▶ [EXERCISE]: Go through the material and write it all out exactly, minus the pictures.

_ _ _ _

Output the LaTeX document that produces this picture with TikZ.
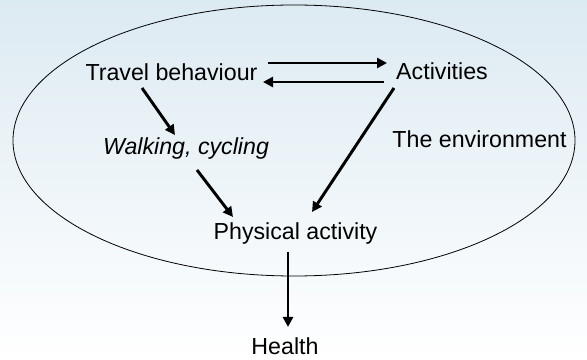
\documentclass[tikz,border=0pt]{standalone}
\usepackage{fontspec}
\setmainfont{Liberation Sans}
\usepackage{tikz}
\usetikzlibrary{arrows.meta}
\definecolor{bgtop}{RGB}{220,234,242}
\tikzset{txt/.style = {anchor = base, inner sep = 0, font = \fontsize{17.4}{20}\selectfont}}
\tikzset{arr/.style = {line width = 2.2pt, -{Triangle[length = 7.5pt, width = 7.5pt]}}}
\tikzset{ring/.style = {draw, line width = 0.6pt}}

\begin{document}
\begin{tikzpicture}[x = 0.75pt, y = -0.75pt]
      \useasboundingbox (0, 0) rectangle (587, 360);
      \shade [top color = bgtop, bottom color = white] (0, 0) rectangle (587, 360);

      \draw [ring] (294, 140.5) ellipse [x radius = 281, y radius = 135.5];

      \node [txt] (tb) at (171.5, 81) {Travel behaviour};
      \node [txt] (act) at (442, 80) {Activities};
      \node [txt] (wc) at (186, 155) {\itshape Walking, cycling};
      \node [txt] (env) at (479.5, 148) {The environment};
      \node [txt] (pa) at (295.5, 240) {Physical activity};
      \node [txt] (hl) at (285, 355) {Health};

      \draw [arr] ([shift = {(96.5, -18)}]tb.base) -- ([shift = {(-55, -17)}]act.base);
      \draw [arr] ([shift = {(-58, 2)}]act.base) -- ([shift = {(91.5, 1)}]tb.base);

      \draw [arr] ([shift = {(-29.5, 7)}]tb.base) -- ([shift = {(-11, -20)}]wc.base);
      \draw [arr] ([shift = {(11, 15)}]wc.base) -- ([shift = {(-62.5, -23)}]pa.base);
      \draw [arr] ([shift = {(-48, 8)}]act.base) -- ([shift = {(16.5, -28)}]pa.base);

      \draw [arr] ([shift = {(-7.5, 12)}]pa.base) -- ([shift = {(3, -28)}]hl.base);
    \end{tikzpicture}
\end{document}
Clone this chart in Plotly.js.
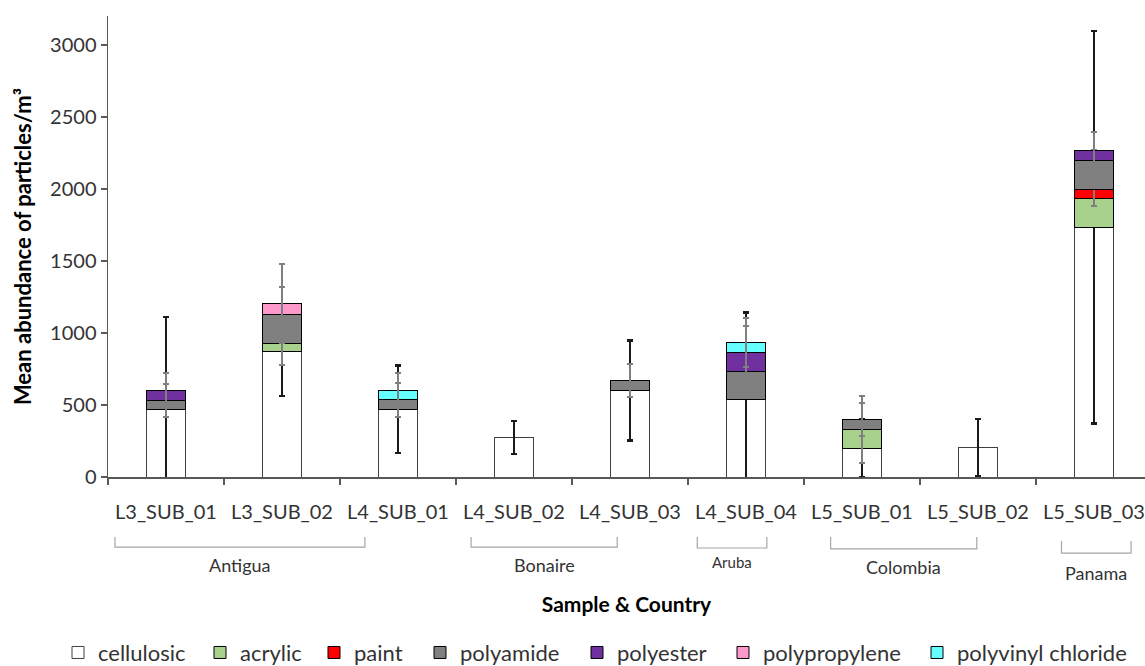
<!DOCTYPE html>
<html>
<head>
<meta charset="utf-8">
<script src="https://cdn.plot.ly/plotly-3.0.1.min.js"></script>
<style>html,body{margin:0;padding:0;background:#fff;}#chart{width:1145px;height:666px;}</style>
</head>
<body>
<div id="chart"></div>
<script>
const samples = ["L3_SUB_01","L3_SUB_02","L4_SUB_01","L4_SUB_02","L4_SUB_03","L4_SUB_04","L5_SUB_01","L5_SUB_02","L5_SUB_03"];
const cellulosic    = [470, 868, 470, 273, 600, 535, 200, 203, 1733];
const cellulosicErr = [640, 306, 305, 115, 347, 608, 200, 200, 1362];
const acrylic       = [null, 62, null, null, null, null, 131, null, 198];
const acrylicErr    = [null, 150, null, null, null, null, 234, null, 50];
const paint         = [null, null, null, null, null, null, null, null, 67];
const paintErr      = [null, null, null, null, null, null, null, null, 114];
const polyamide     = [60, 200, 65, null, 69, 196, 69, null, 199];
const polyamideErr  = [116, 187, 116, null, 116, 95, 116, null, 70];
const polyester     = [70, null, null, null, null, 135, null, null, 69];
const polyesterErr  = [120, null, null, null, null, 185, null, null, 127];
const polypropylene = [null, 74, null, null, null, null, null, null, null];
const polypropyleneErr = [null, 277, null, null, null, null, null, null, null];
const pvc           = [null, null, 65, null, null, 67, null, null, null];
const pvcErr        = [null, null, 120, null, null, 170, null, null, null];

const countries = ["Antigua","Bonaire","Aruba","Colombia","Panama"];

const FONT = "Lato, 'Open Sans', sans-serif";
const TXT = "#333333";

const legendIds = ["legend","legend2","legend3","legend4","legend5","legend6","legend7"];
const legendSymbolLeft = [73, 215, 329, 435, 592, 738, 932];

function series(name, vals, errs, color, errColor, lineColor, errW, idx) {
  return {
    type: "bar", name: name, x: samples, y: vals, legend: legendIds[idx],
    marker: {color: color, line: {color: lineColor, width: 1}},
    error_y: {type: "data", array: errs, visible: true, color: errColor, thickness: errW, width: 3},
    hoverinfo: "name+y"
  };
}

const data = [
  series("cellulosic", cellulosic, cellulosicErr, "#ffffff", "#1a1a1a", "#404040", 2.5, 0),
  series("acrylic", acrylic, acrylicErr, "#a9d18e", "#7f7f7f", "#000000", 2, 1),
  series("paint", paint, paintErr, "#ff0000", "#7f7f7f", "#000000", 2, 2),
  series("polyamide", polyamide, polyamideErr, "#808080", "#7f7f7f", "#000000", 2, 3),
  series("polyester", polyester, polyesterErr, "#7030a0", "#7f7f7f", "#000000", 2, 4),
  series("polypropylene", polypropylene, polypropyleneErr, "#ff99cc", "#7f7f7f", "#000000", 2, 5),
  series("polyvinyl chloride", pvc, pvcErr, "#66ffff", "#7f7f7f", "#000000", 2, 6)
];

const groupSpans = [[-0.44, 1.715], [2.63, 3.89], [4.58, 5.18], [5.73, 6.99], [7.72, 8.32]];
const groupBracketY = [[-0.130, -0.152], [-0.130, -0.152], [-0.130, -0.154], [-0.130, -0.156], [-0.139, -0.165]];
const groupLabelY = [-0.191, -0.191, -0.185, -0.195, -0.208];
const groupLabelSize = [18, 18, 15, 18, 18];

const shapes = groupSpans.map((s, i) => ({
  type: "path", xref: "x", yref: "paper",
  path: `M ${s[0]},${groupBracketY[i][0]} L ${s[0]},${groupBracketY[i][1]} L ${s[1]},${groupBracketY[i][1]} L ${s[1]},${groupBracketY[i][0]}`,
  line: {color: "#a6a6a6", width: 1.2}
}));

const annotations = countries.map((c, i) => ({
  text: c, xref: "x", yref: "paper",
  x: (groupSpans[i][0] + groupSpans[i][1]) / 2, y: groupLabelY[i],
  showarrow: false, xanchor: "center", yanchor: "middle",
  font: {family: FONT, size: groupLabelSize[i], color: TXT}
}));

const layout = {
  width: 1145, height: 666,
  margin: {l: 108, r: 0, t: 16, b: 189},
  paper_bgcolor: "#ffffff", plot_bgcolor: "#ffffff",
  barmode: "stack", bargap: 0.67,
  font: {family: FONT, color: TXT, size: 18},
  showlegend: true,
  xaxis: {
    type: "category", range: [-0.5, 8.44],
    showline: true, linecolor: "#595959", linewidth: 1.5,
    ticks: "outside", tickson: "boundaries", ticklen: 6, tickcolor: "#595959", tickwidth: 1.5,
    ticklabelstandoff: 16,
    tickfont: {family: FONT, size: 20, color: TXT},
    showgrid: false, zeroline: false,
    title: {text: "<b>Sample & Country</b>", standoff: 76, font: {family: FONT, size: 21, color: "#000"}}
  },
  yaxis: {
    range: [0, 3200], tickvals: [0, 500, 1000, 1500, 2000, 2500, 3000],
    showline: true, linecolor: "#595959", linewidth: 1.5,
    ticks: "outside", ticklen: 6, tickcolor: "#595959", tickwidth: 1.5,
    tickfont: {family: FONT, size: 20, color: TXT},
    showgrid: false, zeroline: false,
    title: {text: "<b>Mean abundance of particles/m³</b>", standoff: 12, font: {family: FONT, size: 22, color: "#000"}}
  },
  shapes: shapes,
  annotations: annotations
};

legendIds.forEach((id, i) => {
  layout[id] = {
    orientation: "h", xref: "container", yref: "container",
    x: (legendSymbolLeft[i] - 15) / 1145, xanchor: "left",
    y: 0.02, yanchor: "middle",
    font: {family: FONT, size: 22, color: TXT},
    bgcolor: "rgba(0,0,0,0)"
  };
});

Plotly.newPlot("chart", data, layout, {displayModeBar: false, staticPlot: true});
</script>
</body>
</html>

_ _ _ _

▶ [OUTPUT FOR THIS TASK]:
Output the LaTeX document that produces this picture with TikZ.
\documentclass[tikz,border=0pt]{standalone}
\usepackage{fontspec}
\setmainfont{Liberation Sans}
\usepackage{tikz}
\usetikzlibrary{arrows.meta}
\definecolor{bgtop}{RGB}{220,234,242}
\tikzset{txt/.style = {anchor = base, inner sep = 0, font = \fontsize{17.4}{20}\selectfont}}
\tikzset{arr/.style = {line width = 2.2pt, -{Triangle[length = 7.5pt, width = 7.5pt]}}}
\tikzset{ring/.style = {draw, line width = 0.6pt}}

\begin{document}
\begin{tikzpicture}[x = 0.75pt, y = -0.75pt]
      \useasboundingbox (0, 0) rectangle (587, 360);
      \shade [top color = bgtop, bottom color = white] (0, 0) rectangle (587, 360);

      \draw [ring] (294, 140.5) ellipse [x radius = 281, y radius = 135.5];

      \node [txt] (tb) at (171.5, 81) {Travel behaviour};
      \node [txt] (act) at (442, 80) {Activities};
      \node [txt] (wc) at (186, 155) {\itshape Walking, cycling};
      \node [txt] (env) at (479.5, 148) {The environment};
      \node [txt] (pa) at (295.5, 240) {Physical activity};
      \node [txt] (hl) at (285, 355) {Health};

      \draw [arr] ([shift = {(96.5, -18)}]tb.base) -- ([shift = {(-55, -17)}]act.base);
      \draw [arr] ([shift = {(-58, 2)}]act.base) -- ([shift = {(91.5, 1)}]tb.base);

      \draw [arr] ([shift = {(-29.5, 7)}]tb.base) -- ([shift = {(-11, -20)}]wc.base);
      \draw [arr] ([shift = {(11, 15)}]wc.base) -- ([shift = {(-62.5, -23)}]pa.base);
      \draw [arr] ([shift = {(-48, 8)}]act.base) -- ([shift = {(16.5, -28)}]pa.base);

      \draw [arr] ([shift = {(-7.5, 12)}]pa.base) -- ([shift = {(3, -28)}]hl.base);
    \end{tikzpicture}
\end{document}
Clone this chart in Plotly.js.
<!DOCTYPE html>
<html>
<head>
<meta charset="utf-8">
<script src="https://cdn.plot.ly/plotly-3.0.1.min.js"></script>
<style>html,body{margin:0;padding:0;background:#fff;}#chart{width:1145px;height:666px;}</style>
</head>
<body>
<div id="chart"></div>
<script>
const samples = ["L3_SUB_01","L3_SUB_02","L4_SUB_01","L4_SUB_02","L4_SUB_03","L4_SUB_04","L5_SUB_01","L5_SUB_02","L5_SUB_03"];
const cellulosic    = [470, 868, 470, 273, 600, 535, 200, 203, 1733];
const cellulosicErr = [640, 306, 305, 115, 347, 608, 200, 200, 1362];
const acrylic       = [null, 62, null, null, null, null, 131, null, 198];
const acrylicErr    = [null, 150, null, null, null, null, 234, null, 50];
const paint         = [null, null, null, null, null, null, null, null, 67];
const paintErr      = [null, null, null, null, null, null, null, null, 114];
const polyamide     = [60, 200, 65, null, 69, 196, 69, null, 199];
const polyamideErr  = [116, 187, 116, null, 116, 95, 116, null, 70];
const polyester     = [70, null, null, null, null, 135, null, null, 69];
const polyesterErr  = [120, null, null, null, null, 185, null, null, 127];
const polypropylene = [null, 74, null, null, null, null, null, null, null];
const polypropyleneErr = [null, 277, null, null, null, null, null, null, null];
const pvc           = [null, null, 65, null, null, 67, null, null, null];
const pvcErr        = [null, null, 120, null, null, 170, null, null, null];

const countries = ["Antigua","Bonaire","Aruba","Colombia","Panama"];

const FONT = "Lato, 'Open Sans', sans-serif";
const TXT = "#333333";

const legendIds = ["legend","legend2","legend3","legend4","legend5","legend6","legend7"];
const legendSymbolLeft = [73, 215, 329, 435, 592, 738, 932];

function series(name, vals, errs, color, errColor, lineColor, errW, idx) {
  return {
    type: "bar", name: name, x: samples, y: vals, legend: legendIds[idx],
    marker: {color: color, line: {color: lineColor, width: 1}},
    error_y: {type: "data", array: errs, visible: true, color: errColor, thickness: errW, width: 3},
    hoverinfo: "name+y"
  };
}

const data = [
  series("cellulosic", cellulosic, cellulosicErr, "#ffffff", "#1a1a1a", "#404040", 2.5, 0),
  series("acrylic", acrylic, acrylicErr, "#a9d18e", "#7f7f7f", "#000000", 2, 1),
  series("paint", paint, paintErr, "#ff0000", "#7f7f7f", "#000000", 2, 2),
  series("polyamide", polyamide, polyamideErr, "#808080", "#7f7f7f", "#000000", 2, 3),
  series("polyester", polyester, polyesterErr, "#7030a0", "#7f7f7f", "#000000", 2, 4),
  series("polypropylene", polypropylene, polypropyleneErr, "#ff99cc", "#7f7f7f", "#000000", 2, 5),
  series("polyvinyl chloride", pvc, pvcErr, "#66ffff", "#7f7f7f", "#000000", 2, 6)
];

const groupSpans = [[-0.44, 1.715], [2.63, 3.89], [4.58, 5.18], [5.73, 6.99], [7.72, 8.32]];
const groupBracketY = [[-0.130, -0.152], [-0.130, -0.152], [-0.130, -0.154], [-0.130, -0.156], [-0.139, -0.165]];
const groupLabelY = [-0.191, -0.191, -0.185, -0.195, -0.208];
const groupLabelSize = [18, 18, 15, 18, 18];

const shapes = groupSpans.map((s, i) => ({
  type: "path", xref: "x", yref: "paper",
  path: `M ${s[0]},${groupBracketY[i][0]} L ${s[0]},${groupBracketY[i][1]} L ${s[1]},${groupBracketY[i][1]} L ${s[1]},${groupBracketY[i][0]}`,
  line: {color: "#a6a6a6", width: 1.2}
}));

const annotations = countries.map((c, i) => ({
  text: c, xref: "x", yref: "paper",
  x: (groupSpans[i][0] + groupSpans[i][1]) / 2, y: groupLabelY[i],
  showarrow: false, xanchor: "center", yanchor: "middle",
  font: {family: FONT, size: groupLabelSize[i], color: TXT}
}));

const layout = {
  width: 1145, height: 666,
  margin: {l: 108, r: 0, t: 16, b: 189},
  paper_bgcolor: "#ffffff", plot_bgcolor: "#ffffff",
  barmode: "stack", bargap: 0.67,
  font: {family: FONT, color: TXT, size: 18},
  showlegend: true,
  xaxis: {
    type: "category", range: [-0.5, 8.44],
    showline: true, linecolor: "#595959", linewidth: 1.5,
    ticks: "outside", tickson: "boundaries", ticklen: 6, tickcolor: "#595959", tickwidth: 1.5,
    ticklabelstandoff: 16,
    tickfont: {family: FONT, size: 20, color: TXT},
    showgrid: false, zeroline: false,
    title: {text: "<b>Sample & Country</b>", standoff: 76, font: {family: FONT, size: 21, color: "#000"}}
  },
  yaxis: {
    range: [0, 3200], tickvals: [0, 500, 1000, 1500, 2000, 2500, 3000],
    showline: true, linecolor: "#595959", linewidth: 1.5,
    ticks: "outside", ticklen: 6, tickcolor: "#595959", tickwidth: 1.5,
    tickfont: {family: FONT, size: 20, color: TXT},
    showgrid: false, zeroline: false,
    title: {text: "<b>Mean abundance of particles/m³</b>", standoff: 12, font: {family: FONT, size: 22, color: "#000"}}
  },
  shapes: shapes,
  annotations: annotations
};

legendIds.forEach((id, i) => {
  layout[id] = {
    orientation: "h", xref: "container", yref: "container",
    x: (legendSymbolLeft[i] - 15) / 1145, xanchor: "left",
    y: 0.02, yanchor: "middle",
    font: {family: FONT, size: 22, color: TXT},
    bgcolor: "rgba(0,0,0,0)"
  };
});

Plotly.newPlot("chart", data, layout, {displayModeBar: false, staticPlot: true});
</script>
</body>
</html>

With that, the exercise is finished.